Democracy returned in 1974, and Constantine Karamanlis disbanded ESA. The reckoning came quickly but imperfectly. The first torturers' trial opened at the Athens court-martial in August 1975, and its verdict was read that December: thirty-seven people were condemned, including three senior military-police officers sentenced to twenty-three, twenty, and twenty years. Yet most served only token terms. Torture had not been a defined crime in the Greek penal code at the time it was committed, so the torturers could be prosecuted only for grievous bodily harm. The survivors had to watch the law stretch to reach men who had spent years perfecting cruelty - and only partly succeed.

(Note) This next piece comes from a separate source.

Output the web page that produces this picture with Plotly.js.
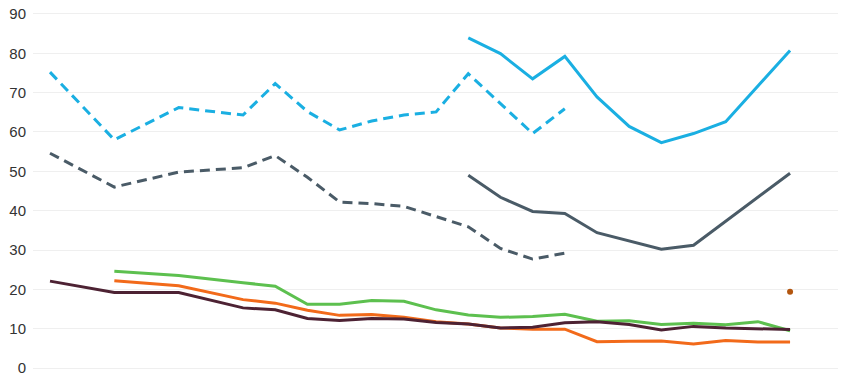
<!DOCTYPE html>
<html>
<head>
<meta charset="utf-8">
<script src="https://cdn.plot.ly/plotly-3.0.1.min.js"></script>
<style>html,body{margin:0;padding:0;background:#fff;}#chart{width:850px;height:376px;}</style>
</head>
<body>
<div id="chart"></div>
<script>
const xIdx = [0,1,2,3,4,5,6,7,8,9,10,11,12,13,14,15,16,17,18,19,20,21,22,23];
const blueDashed = [75.2,null,58.0,null,66.2,null,64.3,72.3,65.2,60.5,62.8,64.3,65.1,74.8,67.1,59.6,65.9,null,null,null,null,null,null,null];
const blueSolid = [null,null,null,null,null,null,null,null,null,null,null,null,null,83.9,79.9,73.5,79.2,68.9,61.4,57.3,59.6,62.6,71.6,80.7];
const greyDashed = [54.6,null,46.0,null,49.8,null,50.9,54.0,48.5,42.2,41.8,41.1,38.6,35.9,30.4,27.7,29.2,null,null,null,null,null,null,null];
const greySolid = [null,null,null,null,null,null,null,null,null,null,null,null,null,49.0,43.4,39.8,39.3,34.4,32.2,30.2,31.2,37.3,43.4,49.5];
const green = [null,null,24.6,null,23.5,null,21.7,20.8,16.2,16.2,17.2,17.0,14.8,13.5,12.9,13.1,13.7,11.9,12.0,11.1,11.4,11.0,11.8,9.5];
const orange = [null,null,22.2,null,20.9,null,17.4,16.5,14.7,13.4,13.6,12.9,11.8,11.2,10.2,9.9,9.9,6.7,6.8,6.9,6.1,7.0,6.6,6.6];
const maroon = [22.1,null,19.2,null,19.2,null,15.3,14.8,12.6,12.1,12.6,12.5,11.6,11.2,10.2,10.4,11.5,11.8,11.1,9.7,10.6,10.2,10.0,9.8];
const dotX = [23];
const dotY = [19.4];
const yTicks = [0,10,20,30,40,50,60,70,80,90];

function line(y, color, dash) {
  return {x: xIdx, y: y, type: 'scatter', mode: 'lines', connectgaps: true,
    line: {color: color, width: 3, dash: dash || 'solid'}, hoverinfo: 'skip'};
}
const data = [
  line(blueDashed, '#1aafe2', '10px,6px'),
  line(blueSolid, '#1aafe2'),
  line(greyDashed, '#4a5b67', '10px,6px'),
  line(greySolid, '#4a5b67'),
  line(green, '#5dc04f'),
  line(orange, '#f26a1a'),
  line(maroon, '#4d2233'),
  {x: dotX, y: dotY, type: 'scatter', mode: 'markers', marker: {color: '#b3560f', size: 6}, hoverinfo: 'skip'}
];
const layout = {
  width: 850, height: 376,
  margin: {l: 33, r: 12, t: 8, b: 2},
  paper_bgcolor: '#fff', plot_bgcolor: '#fff',
  showlegend: false,
  xaxis: {range: [-0.528, 24.49], showgrid: false, zeroline: false, showticklabels: false, showline: false, ticks: ''},
  yaxis: {range: [-1.5, 91.5], tickvals: yTicks, ticktext: yTicks.map(String), showgrid: true, gridcolor: '#efefef', gridwidth: 1,
    zeroline: false, showline: false, ticks: '', ticklabelstandoff: 6, ticklabeloverflow: 'allow',
    tickfont: {family: 'Liberation Sans, Arial, sans-serif', size: 15, color: '#333'}}
};
Plotly.newPlot('chart', data, layout, {displayModeBar: false, staticPlot: true});
</script>
</body>
</html>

Today the building that held the interrogation sections houses the Eleftherios Venizelos Museum, and nearby stands the Museum of the Anti-Dictatorial and Democratic Resistance, where photographs, documents, and the personal belongings of the imprisoned and exiled are kept by the people who lived it. ESA itself was renamed simply Stratonomia, the Military Police, reformed into a conventional force staffed mostly by ordinary conscripts. The story is told here not as spectacle but as testimony. Walk the quiet paths of Eleftherias Park and the green of the trees does its gentle work - until you remember why the place is named for freedom, and at what cost the name was earned.
Located in central Athens at 37.981°N, 23.752°E, along Vassilissis Sofias Avenue near the National Gallery and the US Embassy. Athens International Airport (LGAV) lies roughly 30 km east-southeast. Best appreciated on the ground as a memorial site; from the air, the green of Eleftherias Park stands out against the dense urban fabric east of the Acropolis. Clear Attic skies offer broad visibility over the basin.